Wednesday, February 16, 2011

Baking bread and interaction design

On baking bread:

From Outlaw Cook, p.215
Why, then, would anyone prefer a natural leavening? In response, it might be argued that at the very center of the artisanal process is not so much insistence on fine ingredients nor mastery of any particular method, but rather a willingness to assume personal responsibility for the thing made. Paradoxically, this means surrendering control, for there can be no responsibility without risk of failure. But willingness to assume that risk restores the baker’s artisanal status even as it offers the possibility of creating an incomparably crusty and full-flavored loaf.
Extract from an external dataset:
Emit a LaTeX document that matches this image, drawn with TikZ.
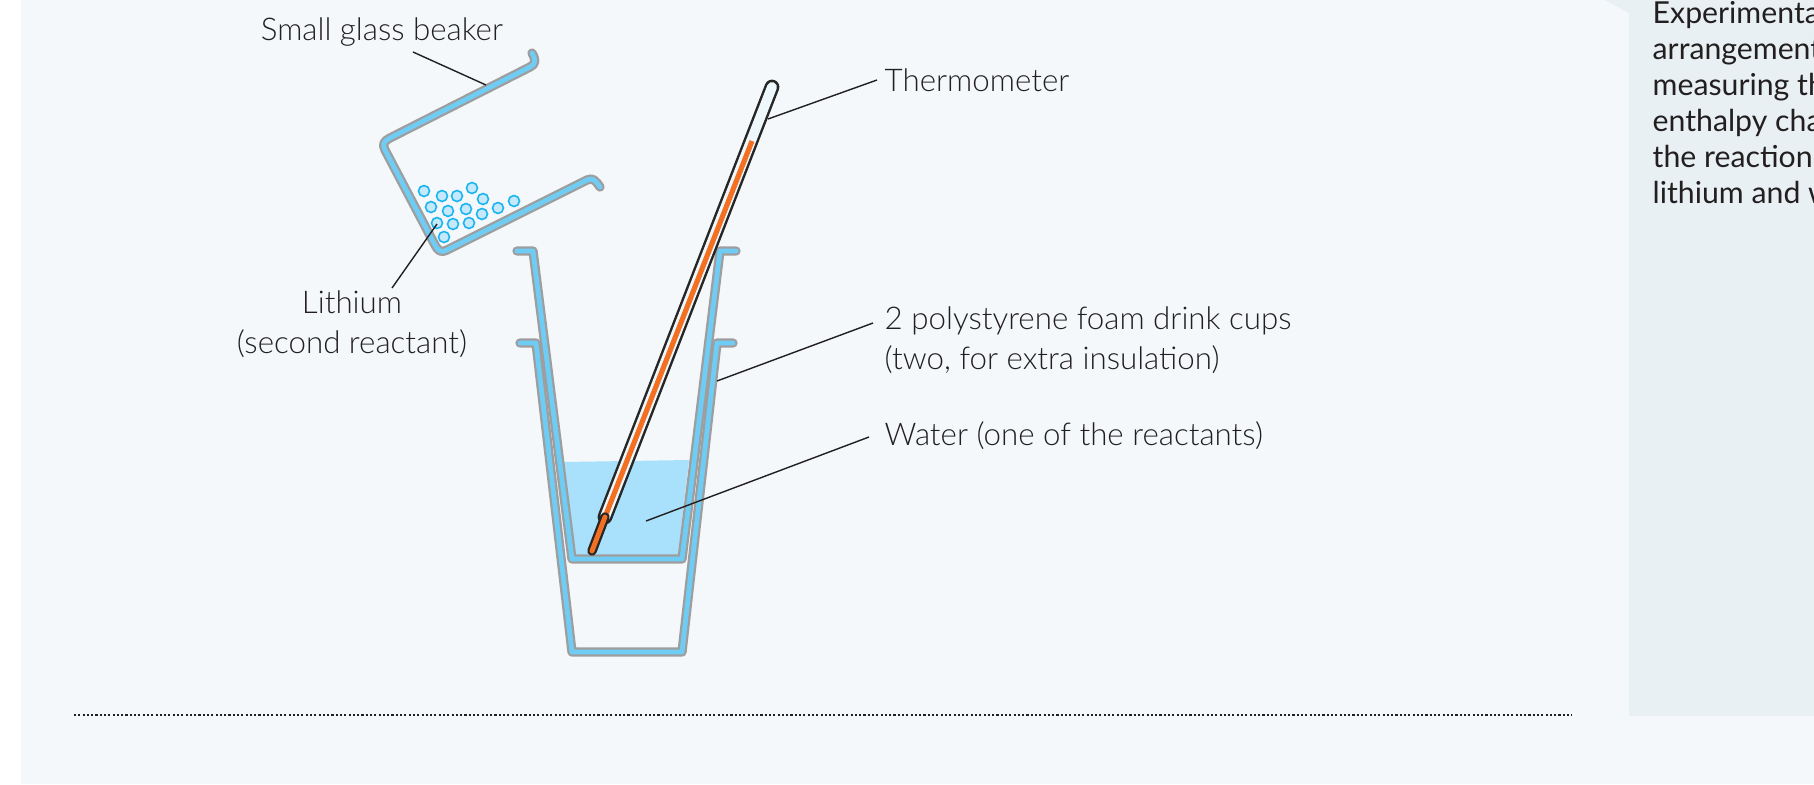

This reminds me of a passage from one of the guest authors in Thoughts on Interaction Design that talks about how to best insert oneself, as a designer, into a company’s existing processes and workflows. She said that this is a process of finding opportunities to do good work on small projects, documenting that work, and then using that documentation to get bigger jobs with more responsibility. But, she says, in order to have an appropriate amount of responsibility (quite a bit), you must have some skin in the game, as Alan Cooper puts it. A certain risk of failure must be present to legitimize both one’s own sense of responsibility and others’ perception of your responsibility.

Now, about surrendering control… I believe this means that we must approach interaction design projects each one uniquely. We cannot rely solely on heuristic solutions, especially on the first go-around, lest we encourage mediocre interactions. Each solution, each loaf, must be designed (or baked) according to the specific constraints (or weather conditions) of the project. In that way, the risk is increased giving credence to one’s role as designer even as the potential value of the interaction is augmented significantly.


p.223
Our culture, so imaginative in finding ways to innovate, is not so inspired in finding a way to sustain a commitment to providing excellence in humble necessities. Indeed, sometimes it seems to conspire against it.